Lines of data
◆ ◆ ◆ ◆ ◆

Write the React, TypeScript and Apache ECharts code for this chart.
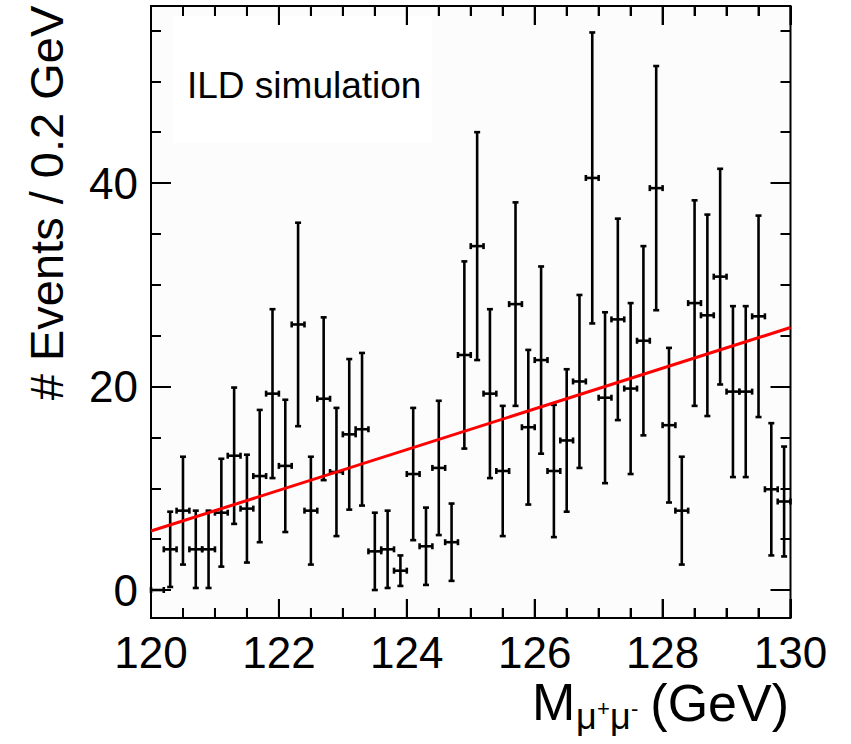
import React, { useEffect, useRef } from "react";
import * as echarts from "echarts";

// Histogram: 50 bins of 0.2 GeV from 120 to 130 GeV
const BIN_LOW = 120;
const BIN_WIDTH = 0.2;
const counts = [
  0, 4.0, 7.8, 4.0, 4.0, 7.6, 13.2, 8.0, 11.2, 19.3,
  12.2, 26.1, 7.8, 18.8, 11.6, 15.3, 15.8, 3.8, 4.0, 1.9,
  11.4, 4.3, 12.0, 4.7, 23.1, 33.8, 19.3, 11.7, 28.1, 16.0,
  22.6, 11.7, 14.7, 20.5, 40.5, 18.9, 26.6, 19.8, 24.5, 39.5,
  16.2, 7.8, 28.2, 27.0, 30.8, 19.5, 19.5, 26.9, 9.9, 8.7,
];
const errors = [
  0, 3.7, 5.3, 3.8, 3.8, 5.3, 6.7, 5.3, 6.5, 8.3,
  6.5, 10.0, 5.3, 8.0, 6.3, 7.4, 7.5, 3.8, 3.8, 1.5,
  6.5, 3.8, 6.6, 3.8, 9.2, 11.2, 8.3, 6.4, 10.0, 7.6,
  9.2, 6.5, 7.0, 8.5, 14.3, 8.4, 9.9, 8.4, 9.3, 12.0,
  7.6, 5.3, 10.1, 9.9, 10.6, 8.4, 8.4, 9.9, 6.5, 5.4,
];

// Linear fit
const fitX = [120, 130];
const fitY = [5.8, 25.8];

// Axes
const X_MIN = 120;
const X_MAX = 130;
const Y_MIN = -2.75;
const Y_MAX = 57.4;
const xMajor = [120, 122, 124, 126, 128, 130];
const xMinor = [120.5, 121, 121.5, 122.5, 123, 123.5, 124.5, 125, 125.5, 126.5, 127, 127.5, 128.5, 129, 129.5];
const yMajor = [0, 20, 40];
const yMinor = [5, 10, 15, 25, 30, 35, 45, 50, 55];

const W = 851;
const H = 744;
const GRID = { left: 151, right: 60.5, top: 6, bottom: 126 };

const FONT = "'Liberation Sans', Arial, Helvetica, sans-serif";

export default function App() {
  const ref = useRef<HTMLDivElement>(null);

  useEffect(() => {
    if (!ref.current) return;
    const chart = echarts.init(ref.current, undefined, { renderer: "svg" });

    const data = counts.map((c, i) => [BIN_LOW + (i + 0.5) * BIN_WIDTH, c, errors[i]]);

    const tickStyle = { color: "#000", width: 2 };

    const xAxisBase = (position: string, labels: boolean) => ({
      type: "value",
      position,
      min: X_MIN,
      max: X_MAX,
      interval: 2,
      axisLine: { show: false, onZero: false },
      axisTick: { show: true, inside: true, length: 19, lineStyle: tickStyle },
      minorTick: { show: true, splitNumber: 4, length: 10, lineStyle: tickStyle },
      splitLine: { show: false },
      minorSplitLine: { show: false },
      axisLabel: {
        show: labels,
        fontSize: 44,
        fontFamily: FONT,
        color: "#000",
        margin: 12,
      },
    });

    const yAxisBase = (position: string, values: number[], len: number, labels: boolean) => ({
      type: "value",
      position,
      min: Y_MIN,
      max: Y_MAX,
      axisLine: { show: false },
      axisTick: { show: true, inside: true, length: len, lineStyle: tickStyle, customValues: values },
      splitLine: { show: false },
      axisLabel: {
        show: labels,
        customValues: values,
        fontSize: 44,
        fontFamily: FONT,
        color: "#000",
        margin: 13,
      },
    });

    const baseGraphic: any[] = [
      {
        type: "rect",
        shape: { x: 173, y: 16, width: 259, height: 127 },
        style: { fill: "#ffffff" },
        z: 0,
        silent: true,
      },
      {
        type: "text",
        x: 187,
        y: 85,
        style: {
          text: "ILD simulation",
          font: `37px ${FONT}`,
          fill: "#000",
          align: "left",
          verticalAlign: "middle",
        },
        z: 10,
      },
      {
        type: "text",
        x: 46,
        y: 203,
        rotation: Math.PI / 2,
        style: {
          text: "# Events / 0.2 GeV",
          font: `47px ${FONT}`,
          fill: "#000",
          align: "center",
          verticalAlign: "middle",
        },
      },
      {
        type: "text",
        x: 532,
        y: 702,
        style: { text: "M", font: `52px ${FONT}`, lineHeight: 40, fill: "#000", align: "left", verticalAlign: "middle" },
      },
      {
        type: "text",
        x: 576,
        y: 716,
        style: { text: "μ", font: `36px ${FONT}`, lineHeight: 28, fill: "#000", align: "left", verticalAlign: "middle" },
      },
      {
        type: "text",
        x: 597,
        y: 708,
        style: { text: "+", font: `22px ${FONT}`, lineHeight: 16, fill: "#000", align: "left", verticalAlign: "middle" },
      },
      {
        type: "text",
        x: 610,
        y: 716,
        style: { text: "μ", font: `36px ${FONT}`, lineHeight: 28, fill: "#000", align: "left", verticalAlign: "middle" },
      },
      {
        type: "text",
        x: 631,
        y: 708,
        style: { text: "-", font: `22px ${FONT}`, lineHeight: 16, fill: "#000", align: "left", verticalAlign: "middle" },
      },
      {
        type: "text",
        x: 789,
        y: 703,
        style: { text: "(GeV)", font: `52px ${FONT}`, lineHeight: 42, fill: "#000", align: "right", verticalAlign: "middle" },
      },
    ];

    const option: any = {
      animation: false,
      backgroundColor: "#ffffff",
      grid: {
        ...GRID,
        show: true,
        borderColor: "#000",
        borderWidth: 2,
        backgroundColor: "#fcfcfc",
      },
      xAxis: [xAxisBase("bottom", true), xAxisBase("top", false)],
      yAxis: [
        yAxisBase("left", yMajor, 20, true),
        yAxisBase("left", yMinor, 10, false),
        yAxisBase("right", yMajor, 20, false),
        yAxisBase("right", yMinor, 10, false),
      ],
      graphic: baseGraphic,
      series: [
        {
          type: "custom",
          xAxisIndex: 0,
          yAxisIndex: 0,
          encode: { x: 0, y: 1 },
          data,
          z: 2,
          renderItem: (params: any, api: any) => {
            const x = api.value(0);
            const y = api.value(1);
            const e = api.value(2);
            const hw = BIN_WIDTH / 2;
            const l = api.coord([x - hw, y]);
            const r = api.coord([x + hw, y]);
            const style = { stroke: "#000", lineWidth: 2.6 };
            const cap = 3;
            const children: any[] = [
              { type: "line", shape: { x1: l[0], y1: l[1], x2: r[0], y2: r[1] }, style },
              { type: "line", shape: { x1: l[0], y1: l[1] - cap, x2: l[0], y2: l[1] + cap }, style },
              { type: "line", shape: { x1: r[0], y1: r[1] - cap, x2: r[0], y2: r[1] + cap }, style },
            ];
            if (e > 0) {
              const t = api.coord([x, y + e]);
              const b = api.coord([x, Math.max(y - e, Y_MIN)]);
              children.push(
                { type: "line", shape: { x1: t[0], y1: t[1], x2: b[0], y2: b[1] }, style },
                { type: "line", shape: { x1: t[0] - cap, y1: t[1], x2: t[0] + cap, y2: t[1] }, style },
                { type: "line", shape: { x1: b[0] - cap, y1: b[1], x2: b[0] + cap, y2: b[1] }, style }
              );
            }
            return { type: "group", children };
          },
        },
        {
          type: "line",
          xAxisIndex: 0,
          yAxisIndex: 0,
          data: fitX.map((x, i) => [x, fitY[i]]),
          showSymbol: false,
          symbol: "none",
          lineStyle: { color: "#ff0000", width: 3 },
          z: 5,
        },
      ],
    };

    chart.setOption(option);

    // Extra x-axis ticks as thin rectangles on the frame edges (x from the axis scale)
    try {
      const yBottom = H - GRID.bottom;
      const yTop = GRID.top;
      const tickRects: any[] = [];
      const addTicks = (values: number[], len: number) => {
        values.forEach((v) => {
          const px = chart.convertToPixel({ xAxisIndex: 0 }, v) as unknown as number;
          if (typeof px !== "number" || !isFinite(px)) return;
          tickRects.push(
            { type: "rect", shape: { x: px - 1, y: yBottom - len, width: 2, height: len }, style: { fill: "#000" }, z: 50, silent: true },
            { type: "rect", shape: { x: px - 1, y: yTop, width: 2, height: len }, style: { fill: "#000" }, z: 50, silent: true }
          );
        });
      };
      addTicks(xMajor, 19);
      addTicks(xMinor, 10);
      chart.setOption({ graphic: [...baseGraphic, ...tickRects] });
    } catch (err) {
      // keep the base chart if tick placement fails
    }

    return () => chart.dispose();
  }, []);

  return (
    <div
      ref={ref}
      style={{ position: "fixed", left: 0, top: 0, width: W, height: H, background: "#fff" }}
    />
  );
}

◆ ◆ ◆ ◆ ◆

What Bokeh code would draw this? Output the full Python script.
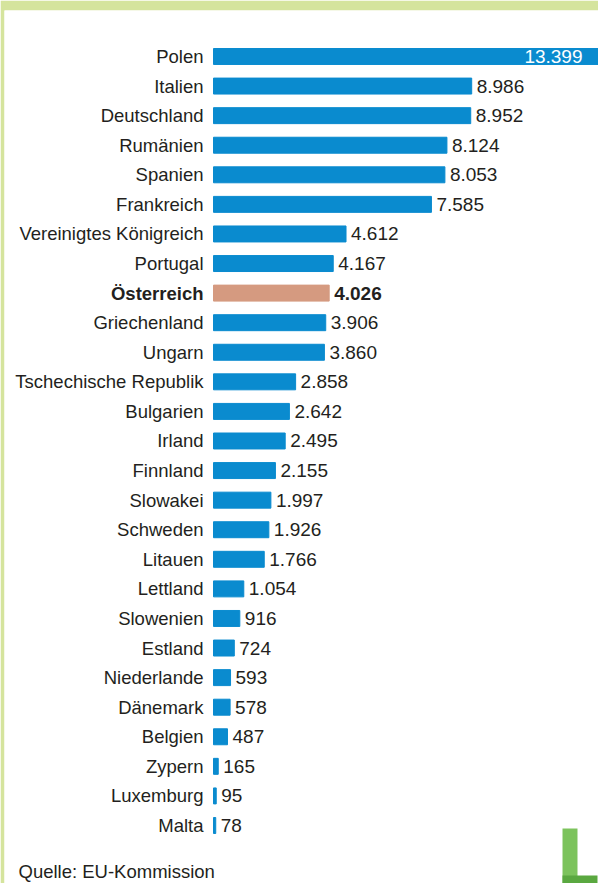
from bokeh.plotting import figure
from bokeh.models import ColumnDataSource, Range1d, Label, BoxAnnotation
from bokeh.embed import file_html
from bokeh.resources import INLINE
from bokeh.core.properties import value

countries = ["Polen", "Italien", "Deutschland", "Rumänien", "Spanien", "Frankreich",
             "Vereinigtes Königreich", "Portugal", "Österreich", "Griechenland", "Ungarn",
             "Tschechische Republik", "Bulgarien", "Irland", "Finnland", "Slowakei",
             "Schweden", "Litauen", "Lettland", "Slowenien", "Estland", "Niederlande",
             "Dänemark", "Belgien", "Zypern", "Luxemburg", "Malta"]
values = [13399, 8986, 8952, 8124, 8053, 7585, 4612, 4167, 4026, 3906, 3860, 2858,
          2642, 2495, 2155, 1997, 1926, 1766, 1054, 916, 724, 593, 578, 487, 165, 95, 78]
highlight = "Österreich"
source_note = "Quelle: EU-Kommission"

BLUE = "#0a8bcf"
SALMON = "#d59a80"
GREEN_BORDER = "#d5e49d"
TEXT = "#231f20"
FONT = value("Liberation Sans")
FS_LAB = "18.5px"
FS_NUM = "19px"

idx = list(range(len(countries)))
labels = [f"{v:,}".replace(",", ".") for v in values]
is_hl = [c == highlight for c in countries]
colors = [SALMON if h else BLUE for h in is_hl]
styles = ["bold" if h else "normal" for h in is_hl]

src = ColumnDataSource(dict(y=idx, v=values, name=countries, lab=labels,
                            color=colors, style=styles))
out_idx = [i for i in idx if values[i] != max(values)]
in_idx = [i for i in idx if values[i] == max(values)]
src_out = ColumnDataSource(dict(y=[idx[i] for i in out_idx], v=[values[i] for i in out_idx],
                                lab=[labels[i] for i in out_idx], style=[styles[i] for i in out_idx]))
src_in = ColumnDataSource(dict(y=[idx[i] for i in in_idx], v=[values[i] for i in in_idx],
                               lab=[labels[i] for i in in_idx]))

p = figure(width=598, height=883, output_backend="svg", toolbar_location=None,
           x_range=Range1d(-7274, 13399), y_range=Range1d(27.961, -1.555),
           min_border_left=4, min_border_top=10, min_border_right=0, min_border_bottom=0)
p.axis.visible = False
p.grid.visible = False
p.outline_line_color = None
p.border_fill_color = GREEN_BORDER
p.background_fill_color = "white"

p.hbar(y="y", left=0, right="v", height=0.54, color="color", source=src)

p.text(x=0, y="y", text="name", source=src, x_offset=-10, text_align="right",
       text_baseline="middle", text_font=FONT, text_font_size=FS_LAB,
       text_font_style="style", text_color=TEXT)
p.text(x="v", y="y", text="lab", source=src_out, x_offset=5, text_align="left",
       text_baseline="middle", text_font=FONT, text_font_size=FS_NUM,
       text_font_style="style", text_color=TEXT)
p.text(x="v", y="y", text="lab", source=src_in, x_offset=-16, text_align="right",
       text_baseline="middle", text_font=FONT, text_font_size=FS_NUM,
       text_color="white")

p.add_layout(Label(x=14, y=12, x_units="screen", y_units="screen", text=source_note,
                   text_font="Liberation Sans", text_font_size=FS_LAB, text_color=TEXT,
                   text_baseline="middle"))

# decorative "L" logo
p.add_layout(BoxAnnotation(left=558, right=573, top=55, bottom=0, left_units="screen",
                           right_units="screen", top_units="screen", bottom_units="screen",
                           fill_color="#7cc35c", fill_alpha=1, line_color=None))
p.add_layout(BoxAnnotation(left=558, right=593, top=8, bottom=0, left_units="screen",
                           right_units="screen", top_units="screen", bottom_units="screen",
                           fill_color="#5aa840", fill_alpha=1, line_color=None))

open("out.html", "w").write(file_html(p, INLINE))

◆ ◆ ◆ ◆ ◆

**Written problem**
Collect the complete line wherever the string "React" appears in the records.

**Final result**
Write the React, TypeScript and Apache ECharts code for this chart.
import React, { useEffect, useRef } from "react";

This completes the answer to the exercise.